Psychoacoustics Q&As

My classic simple example is the squeak/rattle on the bike you're riding - you spend ages greasing up the front because you're convinced its there, turns out its behind you.

This is a good example of jumping into the topic of localization - the concept of perceiving a sound in space. Firstly, high pitched sounds are just harder to localize (like trying to find a cricket). Secondly, this taps into our normal ways of trying to localize a sound.

Let's start with a simple situation: a sound is immediately to your right.

The first thing we do is called interaural timing differences (ITDs). This is the fact that our ears are in different places in space and sound travels at a relatively fixed speed (at least it isn't going to change speed in the distance it reaches one ear to the other). So the sound reaches the right ear first and then the left ear second. Think of this as triangulating where sound is coming from.

The other strategy we use is interaural level differences (ILDs). This is due to sound losing power as it travels a greater distance (you can also think of it as the inverse: the closer you are to a sound, the higher intensity it is). So sounds reaching that left ear will be softer.

But all sound isn't made equal and there's this thing called the head in the way between the ears. Higher frequency sounds are more likely to reflect off of the head (making level differences more substantial) and lower frequencies are more likely to wrap around the head with little drop in intensity (so timing differences are key here).

This then circles back to the bike. The squeak is on the vertical plane. Our ears are in the same space on the vertical axis, so we do not have these timing or level differences to make use of since the signal is reaching the ears more or less identically. There are potentially "pinna cues" (reflections caused by the ear on the side of the head) that can help, but its pretty tricky. Owls actually have asymmetrical ears on the vertical plane, which helps in vertical localization.

Let's talk about the anatomy of the ear before we dip our toes into perception.

We talked previously about how sound is basically 3 dimensional - there's frequency, intensity, and timing. These are the physical properties of sound. Our ear and auditory system is setup to receive these properties and it breaks down into neuronal impulses that the brain figures out.

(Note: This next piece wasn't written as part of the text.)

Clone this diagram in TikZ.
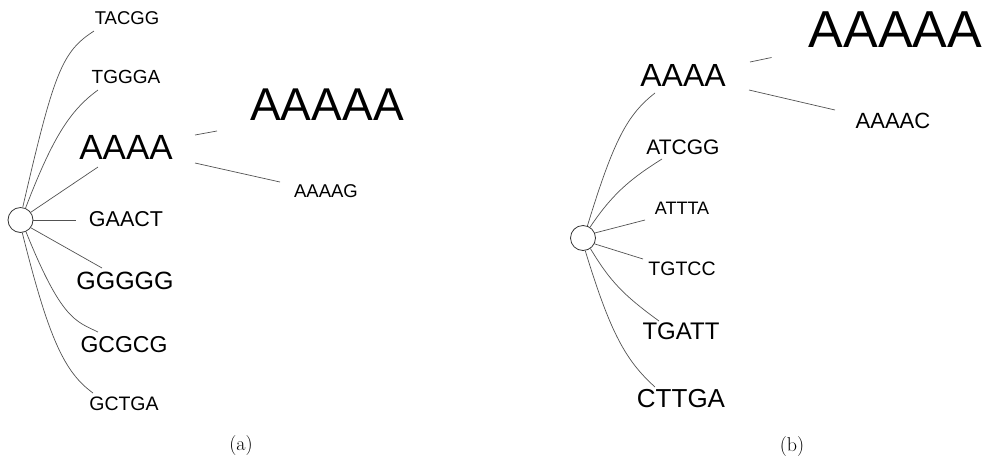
\documentclass[tikz,border=0pt]{standalone}
\usepackage{fontspec}
\newfontfamily\helv{Liberation Sans}
\begin{document}
\begin{tikzpicture}[x=1pt,y=1pt,
  seq/.style={inner sep=0pt, font=\helv\fontsize{#1}{#1}\selectfont},
  hub/.style={circle, draw=black!80, line width=0.8pt, fill=white,
              minimum size=25pt, inner sep=0pt},
  link/.style={draw=black!68, line width=0.7pt},
  sublabel/.style={inner sep=0pt, font=\fontsize{20}{20}\selectfont}]
\useasboundingbox (0,0) rectangle (982,-459);

% ---------------- (a) ----------------
\node[seq=18.5] (tacgg) at (127,-18)  {TACGG};
\node[seq=19]   (tggga) at (126,-77)  {TGGGA};
\node[seq=35]   (aaaa)  at (126,-147) {AAAA};
\node[seq=46]   (aaaaa) at (327,-105) {AAAAA};
\node[seq=18.5] (aaaag) at (326,-191) {AAAAG};
\node[seq=21.5] (gaact) at (126,-219) {GAACT};
\node[seq=25]   (ggggg) at (125,-281) {GGGGG};
\node[seq=23]   (gcgcg) at (124,-345) {GCGCG};
\node[seq=19.5] (gctga) at (124,-404) {GCTGA};
\node[hub] (ra) at (20.5,-220) {};

\draw[link] (ra.80) to[out=77,in=213,out distance=140pt,in distance=38pt]
  ([shift={(-33,-13)}]tacgg.center);
\draw[link] (ra.67) to[out=69,in=216,out distance=75pt,in distance=35pt]
  ([shift={(-28,-13)}]tggga.center);
\draw[link] (ra.37) -- ([shift={(-28,-20)}]aaaa.center);
\draw[link] (ra.0) -- ([shift={(-50,-1)}]gaact.center);
\draw[link] (ra.-37) -- ([shift={(-23,13)}]ggggg.center);
\draw[link] (ra.-65) to[out=-68,in=154,out distance=95pt,in distance=25pt]
  ([shift={(-26,13)}]gcgcg.center);
\draw[link] (ra.-82) to[out=-76,in=144,out distance=110pt,in distance=35pt]
  ([shift={(-31,11)}]gctga.center);
\draw[link] ([shift={(69,12)}]aaaa.center) -- ([shift={(-110,-26)}]aaaaa.center);
\draw[link] ([shift={(69,-16)}]aaaa.center) -- ([shift={(-46,9)}]aaaag.center);

\node[sublabel] (capa) at (241,-445) {(a)};

% ---------------- (b) ----------------
\node[seq=52]   (baaaaa) at (895.5,-29.5) {AAAAA};
\node[seq=32]   (baaaa)  at (683,-75)  {AAAA};
\node[seq=22]   (baaaac) at (893,-121) {AAAAC};
\node[seq=21]   (batcgg) at (683,-147) {ATCGG};
\node[seq=18]   (battta) at (682,-208) {ATTTA};
\node[seq=19.5] (btgtcc) at (682,-269) {TGTCC};
\node[seq=24]   (btgatt) at (681,-331) {TGATT};
\node[seq=26]   (bcttga) at (681,-399) {CTTGA};
\node[hub] (rb) at (583,-238) {};

\draw[link] (rb.70) to[out=73,in=218,out distance=90pt,in distance=35pt]
  ([shift={(-28,-18)}]baaaa.center);
\draw[link] (rb.57) to[out=56,in=212,out distance=38pt,in distance=40pt]
  ([shift={(-21,-12)}]batcgg.center);
\draw[link] (rb.23) -- ([shift={(-37,-12)}]battta.center);
\draw[link] (rb.-27) -- ([shift={(-39,10)}]btgtcc.center);
\draw[link] (rb.-55) to[out=-59,in=144,out distance=38pt,in distance=44pt]
  ([shift={(-22,10)}]btgatt.center);
\draw[link] (rb.-80) to[out=-73,in=138,out distance=85pt,in distance=40pt]
  ([shift={(-26,12)}]bcttga.center);
\draw[link] ([shift={(67,13)}]baaaa.center) -- ([shift={(-124,-28)}]baaaaa.center);
\draw[link] ([shift={(66,-15)}]baaaa.center) -- ([shift={(-58,11)}]baaaac.center);

\node[sublabel] (capb) at (792,-446) {(b)};
\end{tikzpicture}
\end{document}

Let's follow each parameter as it goes through the auditory system and we'll start with timing. Physical sound is the push and pull of air particles and the air pushes and pulls the ear drum, moves the bones behind the ear drum, and that motion is conveyed to the cochlea. The cochlea is what translates physical motion to neuronal impulses. Our auditory system does maintain this physical property because if we measure a test where we measure structures of the ear (called a cochlear microphonic) we see the phase relationship is maintained. But we generally do not have a strong sensitivity to phase. That is if we play a tone that is starting with a push versus a sound that starts with a pull a person is not going to perceive this sound differently.

Now for intensity, this is how strongly the air particles are moving to and fro. This then displaces the ear drum, the bones, and the opening to the cochlea further. Now we have to delve into the cochlea. The cochlea is fluid filled and has several membranes, but the key one is the basilar membrane. This is the one that moves with sound. This membrane has cells embedded in it (the famous hair cells) that then deflect against another membrane and that triggers the neural response. The cochlea with the magnitude of the basilar membrane more cells are activated. There's also stepped encoding of intensity within the auditory system, so some neurons are responsible for soft sounds, some for medium, etc. So intensity is coded within our auditory system. Ultimately, we perceive this as loudness.

I saved frequency last because it's a little strange. If you record a sound, you'll get a waveform, which is just intensity changes over time. Fourier was a mathematician/physicist who developed an idea that a complex waveform could then be described by a series of pure tones/sine waves. So if you're playing a sawtooth wave, you can think of it as a collection of sine waves that produce this sound. Doing a Fourier transform will give you a spectrum, which gives you intensity and frequency (no timing, since it is averages over a period of time). Also sounds of different frequencies will have different properties, like some sounds will resonate with different materials/objects based on their frequency (think rubbing the rim of a glass to produce a sound).

Going back to the cochlea and that basilar membrane. The basilar membrane is narrow at one end and wide at the other. This then causes different parts of the basilar membrane to resonate based on the frequency content of sound. So the ear does breakdown the frequency component of a sound and stimulates different parts of the cochlea based on the sound. This is referred to as tonotopic organization of the cochlea, so that the cochlea will code frequency information and that information is preserved as it goes up the auditory system!

Lots of anatomy today. To me, its one of those things where the more you learn about it, its crazier that it even works. And I usually spend ~3 weeks teaching those couple paragraphs, so....it's a bit simplified for this purpose. It goes much deeper and I can answer questions about that too!